Cardinal, now Saint, Newman, a leader of the Oxford Movement (contrasting with the Puritans of Cambridge), had some interesting things to say about this in “The Idea of a University”. These have been referred to by Sir Leszek Borysiewicz, former Vice-Chancellor of Cambridge – is a university about pure knowledge (as Newman said), or economic productivity? Is it all about the return on our investment?
The mission statement of Cambridge University (Hinc lucem et pocula sacra) is “to contribute to society through the pursuit of education, learning and research at the highest international levels of excellence”. That of Cambridge Enterprise, their commercial arm, is not primarily to make money but to give back to society: “to help the University of Cambridge’s innovators, experts and entrepreneurs make their ideas more commercially successful for the benefit of society, the economy, the individual and the University”. The mission statement of Oxford (Dominus illuminatio mea), is “to produce world-leading research and offer outstanding pedagogy … in order to develop a more just and fair society”, though its tech transfer arm is not quite so explicitly altruistic, “As architects of creative solutions, we enable the University community to maximise the global impact of Oxford’s research and expertise”.
Where have these led?
Both Oxford and Cambridge are consistently in the top ten universities in the world so it is natural that there should be talk of an Oxford-Cambridge arc, but this is a concept more honoured in the breach than the observance. In practice it’s not especially easy to travel between the universities and the cultures seem subtly different – both aim to attract the very best people, but whereas Cambridge seems to be content to let them get on with doing what they want, Oxford seems to want more control over its academics, at least so far as entrepreneurs are concerned.

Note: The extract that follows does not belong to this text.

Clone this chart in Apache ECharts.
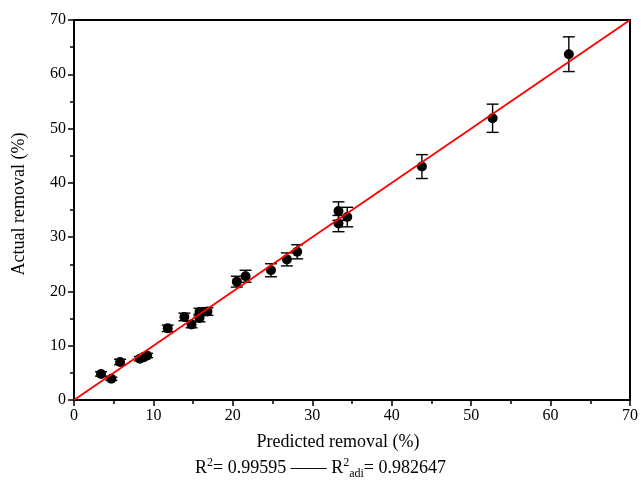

The number of unicorns founded by Oxford alumni is 18 on one count, versus 21 for Cambridge (but the numbers seem to vary depending on who is counting); by comparison some counts put INSEAD ahead, some behind, and MIT counts 50. Apparently three quarters of all the UK’s unicorns are based in London, including all the fintech unicorns. Looking for a different measure, the HESA (Higher Education Statistics Agency) provides open data that can be cut many different ways, for example to count the number and value of spin-offs, or total intellectual property income, and on these measures Oxford was doing sometimes twice as well as Cambridge when I last looked. The figures on total deal values tell a similar story. However, the figures could be skewed by a few individual companies, such as Oxford Nanopore.
Interestingly, according to a report sponsored by the Royal Academy of Engineering last year, Cambridge University takes, on average, around half the equity stake in spinouts that Oxford does (12.5% vs 25%), much closer to the typical US model insofar as there is one. The figures don’t suggest that this particularly affects Oxford’s ability to grow large companies. However, it would be interesting to know whether it affects the propensity for founders of very successful companies to give back to their alma mater, albeit there is less of tradition of philanthropy in the UK than in the US.
With the Boat Race traditionally taking place on the neutral waters of the Thames in London, this could perhaps be seen as a rather strained metaphor of the need for contributions to entrepreneurship from outside the two cities – intellectual capital from the universities, and the financial contribution from the City. Likewise, the detour via London may speak to the larger “Golden Triangle” defined by the three cities, rather than the more constrained Oxford-Cambridge arc.
Statistics apart, Oxford and Cambridge have different vibes – Oxford the more traditional, Cambridge the more entrepreneurial. Perhaps they can learn from one another? Some of the highest valuations achieved tend to be for biotech companies, a field in which both Cambridge and Oxford are internationally renowned. Or perhaps they can cooperate in AI, the fastest growing spinout sector? The idea of an Oxford-Cambridge arc suggests a synergistic collaboration. It doesn’t feel like that is there yet, but given what each university has achieved on its own, what could they achieve working more closely together?